Z podanych składników zagnieść kruche ciasto. Do 1/3 dodać kakao. Białe ciasto włożyć do lodówki na min 30 minut, a ciemne do zamrażalnika.  Jasne ciasto wyłożyć na blachę. Podpiec przez ok 10 minut  w temp 170 stopni. Ciemne ciasto zetrzeć na grubych oczkach tarki. Gruszki obrać i pokroić na plastry. Serek wymieszać z cukrem jajkami i budyniem. Układać na przemian na jasnym cieście: gruszki, ciemne ciasto, masę serową, borówki. Piec około 40 minut  w temperaturze 170-180 stopni.
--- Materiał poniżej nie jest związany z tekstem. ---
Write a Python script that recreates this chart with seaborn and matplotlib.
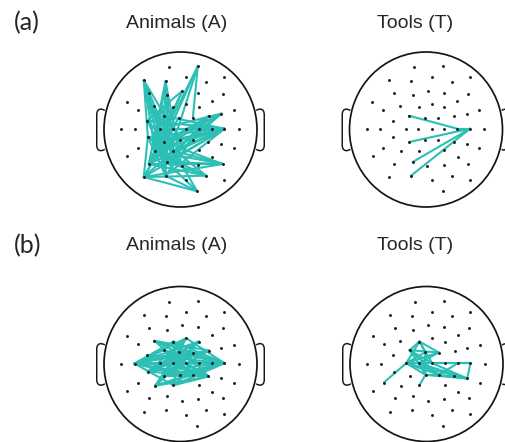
import numpy as np
import pandas as pd
import matplotlib
matplotlib.use("Agg")
import matplotlib.pyplot as plt
from matplotlib.patches import Ellipse, PathPatch
from matplotlib.path import Path
import seaborn as sns

sns.set_theme(style="white")
plt.rcParams["font.family"] = ["Liberation Sans", "DejaVu Sans"]

# Electrode positions on the unit head (x to the right, y towards the nose)
elec_x = [-0.153, 0.226,
          -0.480, -0.196, 0.075, 0.336, 0.575,
          -0.414, -0.174, 0.022, 0.235, 0.553,
          -0.702, -0.558, -0.340, -0.092, 0.075, 0.239, 0.409, 0.697,
          -0.435, -0.222, -0.017, 0.161, 0.370, 0.532,
          -0.775, -0.601, -0.265, -0.101, 0.075, 0.239, 0.409, 0.575, 0.762,
          -0.427, -0.218, -0.013, 0.161, 0.366, 0.532,
          -0.697, -0.558, -0.331, -0.092, 0.239, 0.414, 0.697,
          -0.414, -0.174, 0.017, 0.235, 0.553,
          -0.480, -0.196, 0.075, 0.336, 0.575,
          0.218]
elec_y = [0.806, 0.815,
          0.635, 0.622, 0.677, 0.613, 0.677,
          0.467, 0.441, 0.497, 0.471, 0.462,
          0.359, 0.255, 0.299, 0.290, 0.333, 0.290, 0.368, 0.248,
          0.114, 0.178, 0.152, 0.148, 0.174, 0.204,
          0.006, 0.006, 0.010, 0.010, 0.010, 0.010, 0.010, 0.010, 0.006,
          -0.097, -0.161, -0.139, -0.139, -0.161, -0.187,
          -0.346, -0.239, -0.281, -0.274, -0.268, -0.355, -0.239,
          -0.445, -0.419, -0.475, -0.454, -0.445,
          -0.613, -0.596, -0.655, -0.596, -0.648,
          -0.797]

# Significant connections (pairs of electrode indices) per condition
animals_a_edges = [
    (33, 20), (33, 35), (33, 28), (33, 36), (33, 43), (33, 44), (33, 49), (33, 48),
    (33, 29), (33, 21), (33, 37), (33, 54), (33, 53),
    (25, 36), (25, 43), (25, 44), (25, 28), (25, 49),
    (24, 43), (24, 36), (24, 49), (24, 54),
    (52, 43), (52, 48), (52, 49), (52, 36), (52, 44), (52, 53),
    (56, 53), (56, 48), (56, 36), (56, 43), (56, 49),
    (58, 54), (58, 53), (58, 43), (58, 44),
    (2, 36), (2, 43), (2, 49), (2, 44), (2, 54), (2, 29), (2, 35),
    (3, 36), (3, 43), (3, 50), (3, 48), (3, 44),
    (8, 43), (8, 49), (8, 54), (9, 20), (9, 48), (9, 43),
    (1, 23), (1, 43), (1, 36), (1, 49),
    (20, 44), (20, 49), (35, 44), (35, 50), (35, 54), (35, 53),
    (21, 49), (21, 44), (28, 50), (28, 54), (29, 48), (36, 50), (37, 48),
    (43, 50), (15, 48), (15, 43), (14, 49), (22, 43), (21, 54),
    (53, 36), (53, 44), (53, 29),
]
tools_a_edges = [(21, 32), (36, 33), (49, 33), (54, 33), (32, 33)]
animals_b_edges = [
    (27, 33), (27, 16), (27, 17), (27, 22), (27, 23), (27, 24), (27, 30), (27, 31),
    (27, 32), (27, 38), (27, 39), (27, 37), (27, 15), (27, 21), (27, 44),
    (33, 14), (33, 15), (33, 21), (33, 22), (33, 28), (33, 29), (33, 35), (33, 36),
    (33, 37), (33, 43), (33, 44), (33, 20), (33, 16),
    (14, 23), (14, 24), (14, 31), (14, 38), (15, 38), (15, 39), (16, 35), (16, 36),
    (16, 43), (17, 35), (17, 28), (17, 36), (21, 31), (21, 39), (22, 36), (22, 44),
    (23, 35), (23, 43), (24, 28), (24, 36), (28, 39), (29, 39), (35, 39), (36, 39),
    (43, 38), (43, 39), (44, 39), (44, 31), (35, 24), (36, 23), (43, 17),
]
tools_b_edges = [
    (42, 28), (28, 33), (15, 21), (15, 23), (15, 22), (21, 23), (21, 29), (21, 30),
    (21, 38), (15, 28), (15, 30), (23, 28), (23, 29), (22, 37), (28, 37), (28, 38),
    (29, 38), (29, 40), (30, 40), (28, 40), (30, 33), (32, 38), (37, 40), (38, 40),
    (39, 40), (37, 44), (37, 39), (33, 40), (22, 28), (29, 37),
]

row_labels = ["(a)", "(b)"]
condition_titles = ["Animals (A)", "Tools (T)"]

W, H = 505, 442
fig = plt.figure(figsize=(W / 100, H / 100), dpi=100)
fig.patch.set_facecolor("white")

TEAL = "#2bbfb5"
RX, RY = 76.5, 77.5      # head radius in pixels
PAD = 1.25


def head_axes(cx, cy):
    ax = fig.add_axes([(cx - PAD * RX) / W, 1 - (cy + PAD * RY) / H,
                       2 * PAD * RX / W, 2 * PAD * RY / H])
    ax.set_xlim(-PAD, PAD)
    ax.set_ylim(-PAD, PAD)
    ax.set_axis_off()
    return ax


def draw_head(ax):
    ax.add_patch(Ellipse((0, 0), 2, 2, fill=False, ec="#151515", lw=1.25, zorder=1))
    for side in (-1, 1):
        verts = [(0.99, 0.245), (1.03, 0.275), (1.095, 0.275), (1.095, 0.19),
                 (1.095, -0.2), (1.095, -0.285), (1.03, -0.285), (0.99, -0.255)]
        verts = [(side * vx, vy) for vx, vy in verts]
        codes = [Path.MOVETO, Path.CURVE4, Path.CURVE4, Path.CURVE4,
                 Path.LINETO, Path.CURVE4, Path.CURVE4, Path.CURVE4]
        ax.add_patch(PathPatch(Path(verts, codes), fill=False, ec="#151515",
                               lw=1.05, zorder=1))


def draw_network(ax, edges):
    rows = []
    for k, (i, j) in enumerate(edges):
        rows.append({"edge": k, "x": elec_x[i], "y": elec_y[i]})
        rows.append({"edge": k, "x": elec_x[j], "y": elec_y[j]})
    df = pd.DataFrame(rows)
    sns.lineplot(data=df, x="x", y="y", units="edge", estimator=None, sort=False,
                 color=TEAL, lw=1.5, ax=ax, legend=False, zorder=2)
    sns.scatterplot(x=elec_x, y=elec_y, s=4.5, color="#1e1e1e", linewidth=0,
                    ax=ax, legend=False, zorder=3)
    ax.set_xlim(-PAD, PAD)
    ax.set_ylim(-PAD, PAD)
    ax.set_axis_off()


centers = [[(180.5, 129.5), (426.0, 129.5)],
           [(180.5, 364.0), (426.5, 364.0)]]
networks = [[animals_a_edges, tools_a_edges],
            [animals_b_edges, tools_b_edges]]

for r in range(2):
    for c in range(2):
        ax = head_axes(*centers[r][c])
        draw_head(ax)
        draw_network(ax, networks[r][c])

title_y = [23, 246]
title_x = [176.5, 415.5]
for r in range(2):
    fig.text(14 / W, 1 - title_y[r] / H, row_labels[r], fontsize=18,
             ha="left", va="center", family=["Lato", "DejaVu Sans"])
    for c in range(2):
        fig.text(title_x[c] / W, 1 - title_y[r] / H, condition_titles[c],
                 fontsize=14, ha="center", va="center")

fig.savefig("out.png", dpi=100, facecolor="white")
 I jeszcze tort "Stajnia z kucykami". Moje kolejne dzieło z książki Debbie Brown "50 kolorowych tortów". Oczywiście Jędrek jeszcze przed zrobieniem kucyków śmiał się że będę robić osły (tort Yakari i koń, który wyglądał jak osioł zapadły mu w pamięć), ale wydaje mi się że wyszło zupełnie nieźle bo nawet Diana (autorytet od kucyków) po obejrzeniu tego tortu bardzo nie narzekała.